- **Aim of the task**
Write the data out again exactly, dropping any images it holds.

- **Data block**
"""

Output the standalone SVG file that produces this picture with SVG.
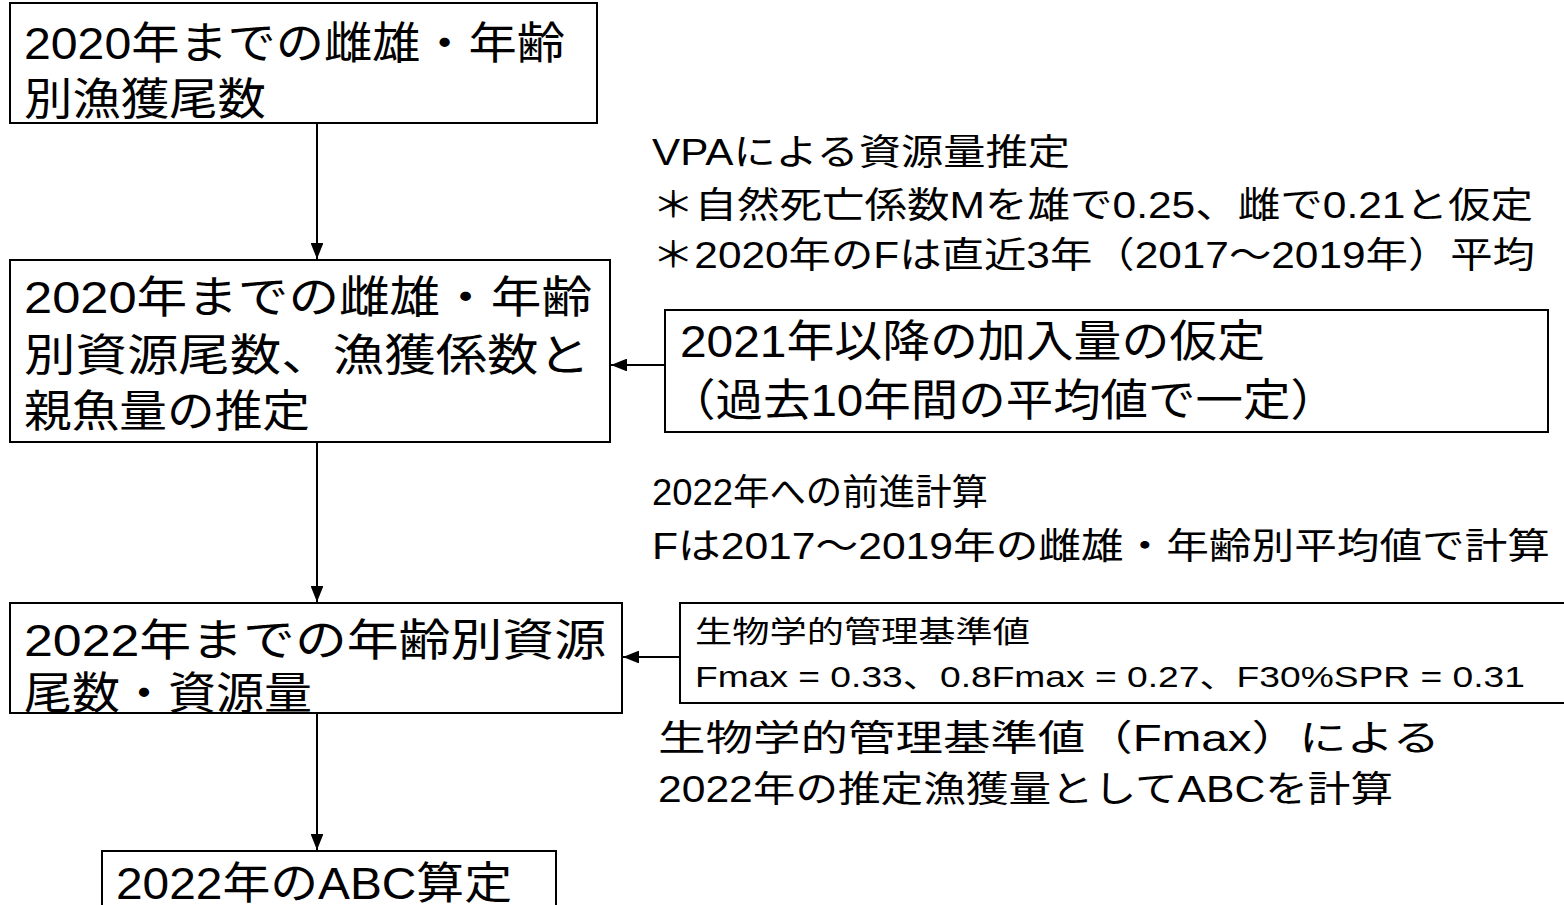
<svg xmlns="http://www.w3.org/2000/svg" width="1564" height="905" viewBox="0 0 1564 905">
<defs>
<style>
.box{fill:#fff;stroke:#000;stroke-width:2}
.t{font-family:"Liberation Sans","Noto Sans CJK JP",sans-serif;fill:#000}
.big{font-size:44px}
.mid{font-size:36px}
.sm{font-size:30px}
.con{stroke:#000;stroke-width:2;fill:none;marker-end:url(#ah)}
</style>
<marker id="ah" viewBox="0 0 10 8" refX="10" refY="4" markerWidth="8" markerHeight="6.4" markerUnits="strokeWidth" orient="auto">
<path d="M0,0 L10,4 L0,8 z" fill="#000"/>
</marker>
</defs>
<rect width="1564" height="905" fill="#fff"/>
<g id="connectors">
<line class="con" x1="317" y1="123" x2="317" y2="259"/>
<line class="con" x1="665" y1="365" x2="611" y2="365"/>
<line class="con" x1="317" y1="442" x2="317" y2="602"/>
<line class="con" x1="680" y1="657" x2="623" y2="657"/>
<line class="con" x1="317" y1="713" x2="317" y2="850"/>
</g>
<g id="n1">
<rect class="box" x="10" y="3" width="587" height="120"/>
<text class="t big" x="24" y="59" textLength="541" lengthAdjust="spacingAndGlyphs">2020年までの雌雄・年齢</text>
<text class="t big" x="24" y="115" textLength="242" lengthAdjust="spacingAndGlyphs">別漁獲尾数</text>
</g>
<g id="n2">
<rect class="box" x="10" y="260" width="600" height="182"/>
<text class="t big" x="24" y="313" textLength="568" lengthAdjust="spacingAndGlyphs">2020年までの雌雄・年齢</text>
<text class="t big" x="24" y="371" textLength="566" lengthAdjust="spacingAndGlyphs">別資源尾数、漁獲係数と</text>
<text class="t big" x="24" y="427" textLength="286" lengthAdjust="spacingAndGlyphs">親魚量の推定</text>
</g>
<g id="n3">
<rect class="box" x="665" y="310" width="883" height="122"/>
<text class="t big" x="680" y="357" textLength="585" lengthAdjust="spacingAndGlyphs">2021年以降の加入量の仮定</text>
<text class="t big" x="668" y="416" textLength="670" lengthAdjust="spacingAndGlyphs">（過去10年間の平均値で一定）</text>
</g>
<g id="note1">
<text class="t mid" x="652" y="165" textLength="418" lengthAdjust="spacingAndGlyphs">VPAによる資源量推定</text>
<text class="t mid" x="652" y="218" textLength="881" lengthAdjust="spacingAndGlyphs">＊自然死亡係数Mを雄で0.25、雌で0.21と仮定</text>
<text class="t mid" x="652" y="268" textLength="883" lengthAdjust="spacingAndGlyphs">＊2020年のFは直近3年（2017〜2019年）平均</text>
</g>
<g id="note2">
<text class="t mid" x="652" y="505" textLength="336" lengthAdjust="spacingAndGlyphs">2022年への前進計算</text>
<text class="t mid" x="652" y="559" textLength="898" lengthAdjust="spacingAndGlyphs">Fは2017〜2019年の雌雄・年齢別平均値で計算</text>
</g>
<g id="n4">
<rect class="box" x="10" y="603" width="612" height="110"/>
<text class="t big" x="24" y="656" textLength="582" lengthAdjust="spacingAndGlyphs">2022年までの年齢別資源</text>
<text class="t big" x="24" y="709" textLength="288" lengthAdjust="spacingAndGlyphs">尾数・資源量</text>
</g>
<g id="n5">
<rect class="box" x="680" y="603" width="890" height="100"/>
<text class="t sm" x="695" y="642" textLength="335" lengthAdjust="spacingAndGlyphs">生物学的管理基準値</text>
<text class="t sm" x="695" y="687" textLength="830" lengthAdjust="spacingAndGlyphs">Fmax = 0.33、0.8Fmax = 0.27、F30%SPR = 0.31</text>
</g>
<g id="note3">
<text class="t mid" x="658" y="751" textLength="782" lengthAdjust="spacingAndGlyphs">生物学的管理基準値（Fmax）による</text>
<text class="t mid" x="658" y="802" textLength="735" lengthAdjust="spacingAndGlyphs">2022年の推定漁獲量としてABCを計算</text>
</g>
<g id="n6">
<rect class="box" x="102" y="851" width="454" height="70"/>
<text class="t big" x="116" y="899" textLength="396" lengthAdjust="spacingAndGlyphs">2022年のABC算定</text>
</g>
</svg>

"""

- **Written response**
Output the standalone SVG file that produces this picture with SVG.
<svg xmlns="http://www.w3.org/2000/svg" width="1564" height="905" viewBox="0 0 1564 905">
<defs>
<style>
.box{fill:#fff;stroke:#000;stroke-width:2}
.t{font-family:"Liberation Sans","Noto Sans CJK JP",sans-serif;fill:#000}
.big{font-size:44px}
.mid{font-size:36px}
.sm{font-size:30px}
.con{stroke:#000;stroke-width:2;fill:none;marker-end:url(#ah)}
</style>
<marker id="ah" viewBox="0 0 10 8" refX="10" refY="4" markerWidth="8" markerHeight="6.4" markerUnits="strokeWidth" orient="auto">
<path d="M0,0 L10,4 L0,8 z" fill="#000"/>
</marker>
</defs>
<rect width="1564" height="905" fill="#fff"/>
<g id="connectors">
<line class="con" x1="317" y1="123" x2="317" y2="259"/>
<line class="con" x1="665" y1="365" x2="611" y2="365"/>
<line class="con" x1="317" y1="442" x2="317" y2="602"/>
<line class="con" x1="680" y1="657" x2="623" y2="657"/>
<line class="con" x1="317" y1="713" x2="317" y2="850"/>
</g>
<g id="n1">
<rect class="box" x="10" y="3" width="587" height="120"/>
<text class="t big" x="24" y="59" textLength="541" lengthAdjust="spacingAndGlyphs">2020年までの雌雄・年齢</text>
<text class="t big" x="24" y="115" textLength="242" lengthAdjust="spacingAndGlyphs">別漁獲尾数</text>
</g>
<g id="n2">
<rect class="box" x="10" y="260" width="600" height="182"/>
<text class="t big" x="24" y="313" textLength="568" lengthAdjust="spacingAndGlyphs">2020年までの雌雄・年齢</text>
<text class="t big" x="24" y="371" textLength="566" lengthAdjust="spacingAndGlyphs">別資源尾数、漁獲係数と</text>
<text class="t big" x="24" y="427" textLength="286" lengthAdjust="spacingAndGlyphs">親魚量の推定</text>
</g>
<g id="n3">
<rect class="box" x="665" y="310" width="883" height="122"/>
<text class="t big" x="680" y="357" textLength="585" lengthAdjust="spacingAndGlyphs">2021年以降の加入量の仮定</text>
<text class="t big" x="668" y="416" textLength="670" lengthAdjust="spacingAndGlyphs">（過去10年間の平均値で一定）</text>
</g>
<g id="note1">
<text class="t mid" x="652" y="165" textLength="418" lengthAdjust="spacingAndGlyphs">VPAによる資源量推定</text>
<text class="t mid" x="652" y="218" textLength="881" lengthAdjust="spacingAndGlyphs">＊自然死亡係数Mを雄で0.25、雌で0.21と仮定</text>
<text class="t mid" x="652" y="268" textLength="883" lengthAdjust="spacingAndGlyphs">＊2020年のFは直近3年（2017〜2019年）平均</text>
</g>
<g id="note2">
<text class="t mid" x="652" y="505" textLength="336" lengthAdjust="spacingAndGlyphs">2022年への前進計算</text>
<text class="t mid" x="652" y="559" textLength="898" lengthAdjust="spacingAndGlyphs">Fは2017〜2019年の雌雄・年齢別平均値で計算</text>
</g>
<g id="n4">
<rect class="box" x="10" y="603" width="612" height="110"/>
<text class="t big" x="24" y="656" textLength="582" lengthAdjust="spacingAndGlyphs">2022年までの年齢別資源</text>
<text class="t big" x="24" y="709" textLength="288" lengthAdjust="spacingAndGlyphs">尾数・資源量</text>
</g>
<g id="n5">
<rect class="box" x="680" y="603" width="890" height="100"/>
<text class="t sm" x="695" y="642" textLength="335" lengthAdjust="spacingAndGlyphs">生物学的管理基準値</text>
<text class="t sm" x="695" y="687" textLength="830" lengthAdjust="spacingAndGlyphs">Fmax = 0.33、0.8Fmax = 0.27、F30%SPR = 0.31</text>
</g>
<g id="note3">
<text class="t mid" x="658" y="751" textLength="782" lengthAdjust="spacingAndGlyphs">生物学的管理基準値（Fmax）による</text>
<text class="t mid" x="658" y="802" textLength="735" lengthAdjust="spacingAndGlyphs">2022年の推定漁獲量としてABCを計算</text>
</g>
<g id="n6">
<rect class="box" x="102" y="851" width="454" height="70"/>
<text class="t big" x="116" y="899" textLength="396" lengthAdjust="spacingAndGlyphs">2022年のABC算定</text>
</g>
</svg>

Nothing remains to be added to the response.